Boston is perhaps best known for its swanky educational institutions, totemic history and grandiose municipal buildings; a city whose reputation for civility and refinement has come to dominate its image right across the planet.
But, the city of Boston also has a wilder side. A side untouched by the crafting hand of big business and political mechanization. A side at once relaxing, recreational, picturesque, and pristine. A side of sprawling wetlands and nature reserves, deep ponds, colorful beech forests and rugged maritime islands.
If that takes your fancy, then be sure to check out this list of Hopper’s top five state parks near to town. There’s spots for strolling, hiking, camping, sunbathing, swimming and biking just a short journey from the centre, not to mention some of the more intriguing and off-the-beaten-track historical sites around.
Nestled between the West Roxbury and Hyde Park areas of Boston, this 475-acre patchwork of ponds, picnic areas and picturesque forestry remains one of the most accessible state parks for visitors in the city. Today, the whole reservation is crisscrossed with a web of National Historic Parkways, which wind and meander their way past the sports fields and wetlands of Stony Brook, offering up hiking and biking trails to boot. During the winter, be sure to check out the on-site ice skating rink that sits on the park’s southern side.
Home to the last salt marshes in all of Boston, this protected preservation area is a pristine image of what the vast majority of Massachusetts coastland once looked like. Marine flora and patchy sea lagoons pepper the landscape, while a number of winding walking trails and managed paths help guests to navigate the marshlands. What’s more, an on-site observation tower provides bird watchers and nature lovers with that much-coveted panorama, while regular guided tours offer up deeper introductions to the natural history of the reservation.
Jutting out into the waters of Boston harbor, this supremely intriguing state park has something for every type of visitor. Today it forms a section of the famous city Harbor walk, while also providing easy access to Pleasure Bay – one of the city’s most famous summertime recreation spots of golden sand and calm waters. However, the pièce de résistance of Castle Island is unquestionably the formidable Fort Independence complex that crowns its top. Here, the 17th-century bulwarks are loaded with local folklore and rich with Boston history.
Running parallel and above the railway lines from Southend to Jamaica Plain, the Southwest Corridor Park is a hive of activity nestled in the heart of modern Boston. All through the year locals can be seen commuting, strolling, chilling and playing on this narrow oasis of urban greenery, making it one of the best people watching spots in the city. What’s more, the park also boasts two summertime spray pools, a handful of tennis courts, and a whopping seven basketball courts. Never a dull moment!
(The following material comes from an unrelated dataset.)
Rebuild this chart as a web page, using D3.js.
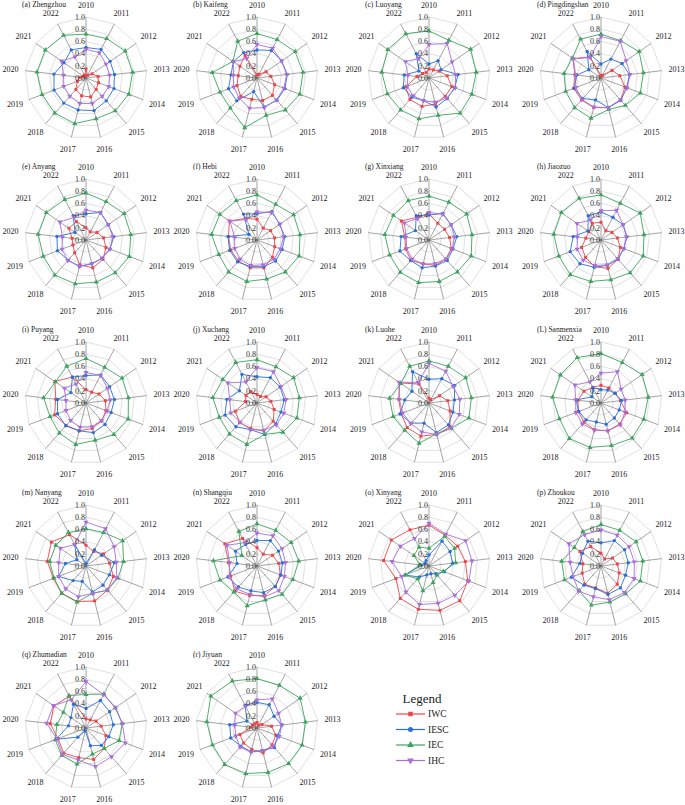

For visitors looking to get the full experience of Boston’s maritime character, there can be no substitute for the Harbor Island State Park. Strewn over 34 individual headlands and islands, it is home to some of the most fascinating historical architecture off the coast of the city; from 19th century fortifications, to whitewashed lighthouses. What’s more, coming here offers real relief from the fray of urban life, and guests are invited to hike, bike and even camp within its borders.